Non teme che queste posizioni ipercritiche isoleranno le vostre istanze nel partito?
Ipercritiche? Diciamo pure “di lana caprina”. Capisco che in un tempo nel quale i parlamentari sono nominati e non piu’ eletti, consentendo a Berlusconi che ha cambiato la legge elettorale di proporre di far votare solo i capigruppo. Capisco che in un tempo nel quale le istituzioni non valgono piu’ nulla, e si puo’ dire vile al Capo dello Stato, o minacciare di pulirsi il sedere con la bandiera, chi pone problemi del tipo di quelli che ho posto sembra destinato all’isolamento. Ma sento che molti non la pensano cosi’. Son sicuro che si faranno sentire.
Sui quotidiani nazionali, dopo la sua polemica sulla convenzione, si è ipotizzata persino una sua uscita dal Pd. Possibile?
L’ho gia’ detto. Il Pd ha promesso di essere un partito, un partito nuovo, e un partito democratico. Son promesse fatte ai cittadini.

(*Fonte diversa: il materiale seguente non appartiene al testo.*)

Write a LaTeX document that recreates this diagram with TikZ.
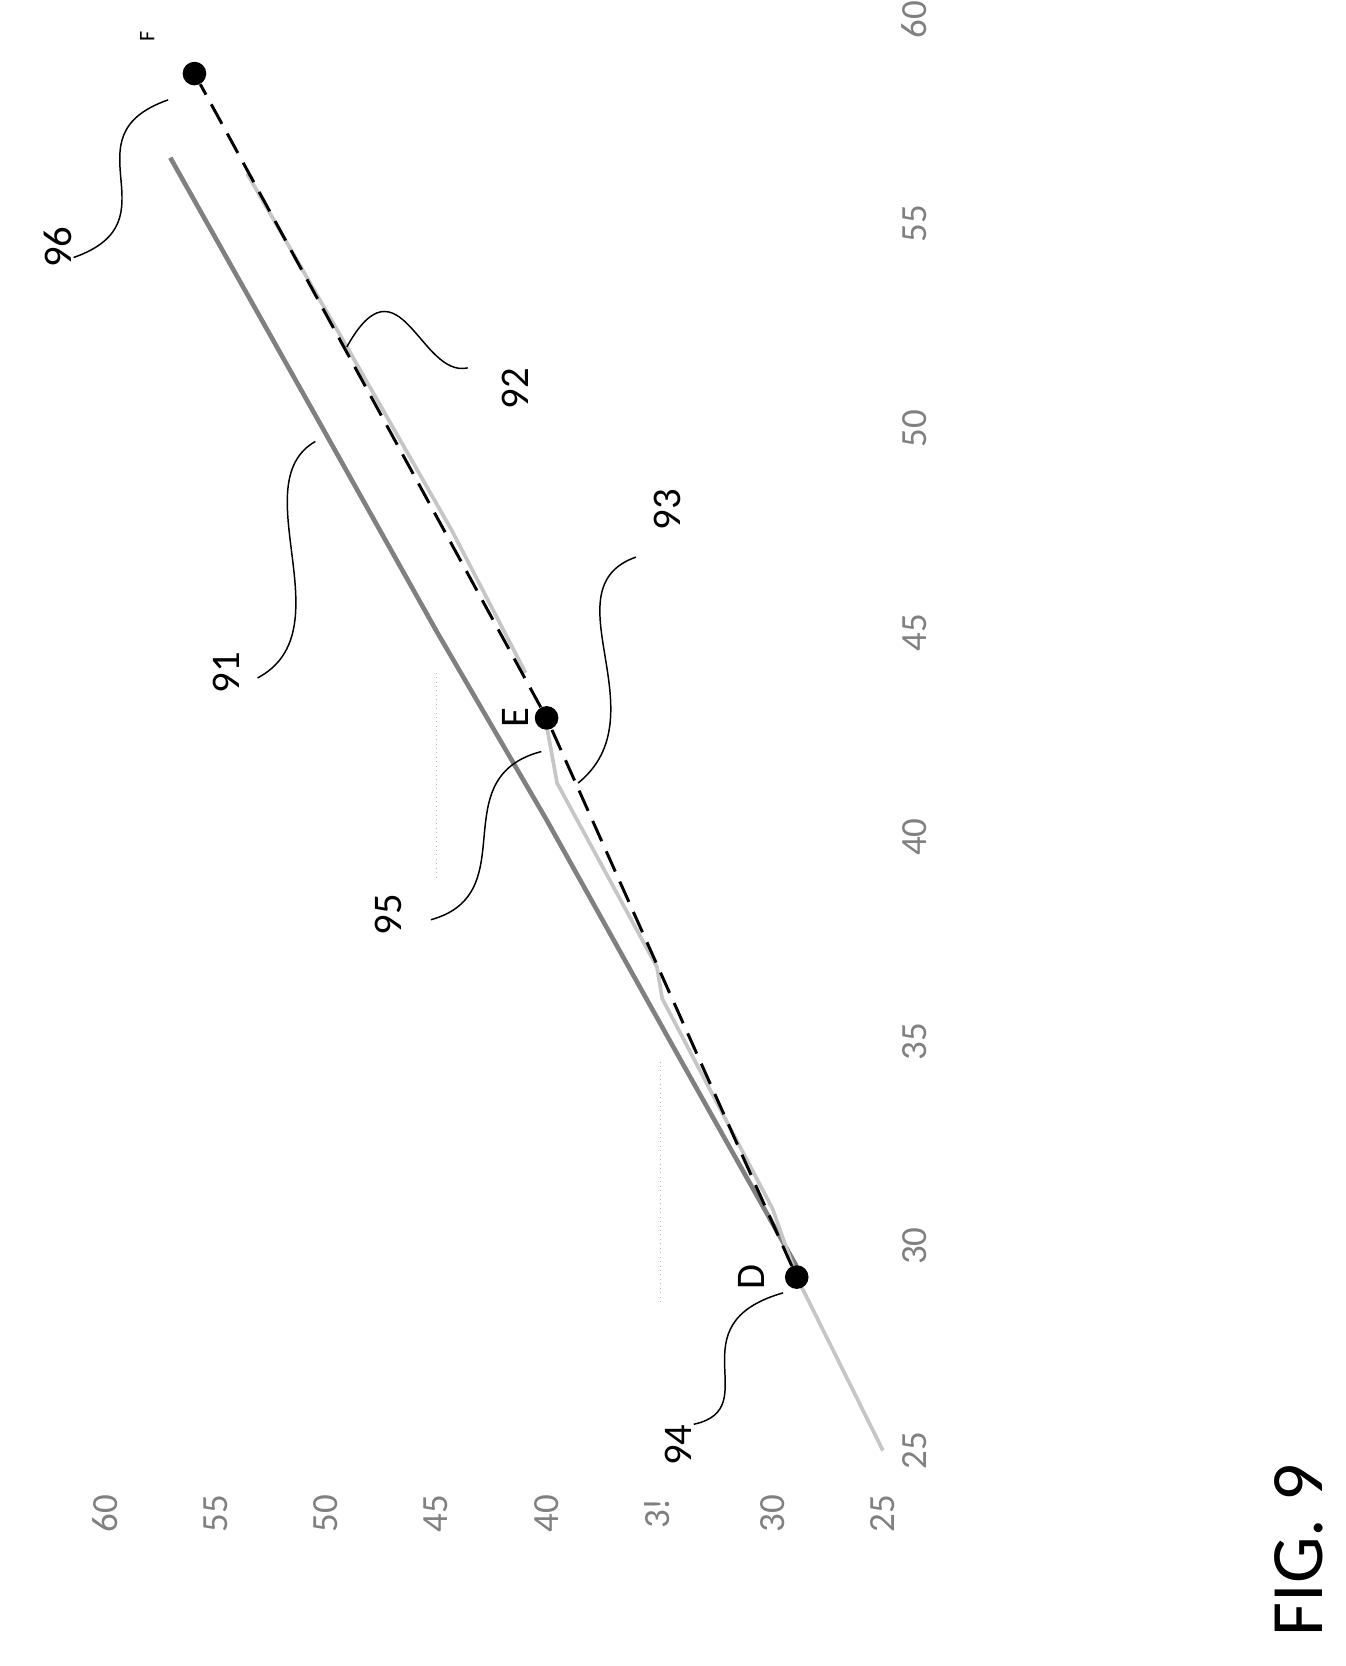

Chi ci crede deve spingerlo a mantenerle.
In Sardegna gli ulivisti sostengono Silvio Lai, ma senza “associarsi in pieno”. Che cosa significa?
Significa che, dopo tutto il gran parlare di autonomia, non e’ accettabile, che lo si possa votare perche’ e’ il candidato di Bersani, ne’ Bersani il candidato di Lai. Domande distinte richiedono risposte distinte. Fino alla fine io spero che i candidati ci consentano di sceglierli per le proposte sul futuro. Altrimenti per quel che riguarda la scelta nazionale, come ho gia’ fatto nel mio circolo, potrei votare di nuovo scheda bianca. Quanto al livello regionale, chi vota Lai lo deve fare perche’ ritiene che la risposta che ha dato a cosa fare del Pd sardo sia quella piu’ chiara sul disastroso passato che abbiamo alle spalle, e, per il futuro, quella piu’ capace di riportare ad unita’ la difesa delle molte eredita’ positive della Presidenza Soru, e, allo stesso tempo, del rifiuto della pulsione monarchica e accentratrice che ha segnato quella esperienza nel partito e nel governo regionale.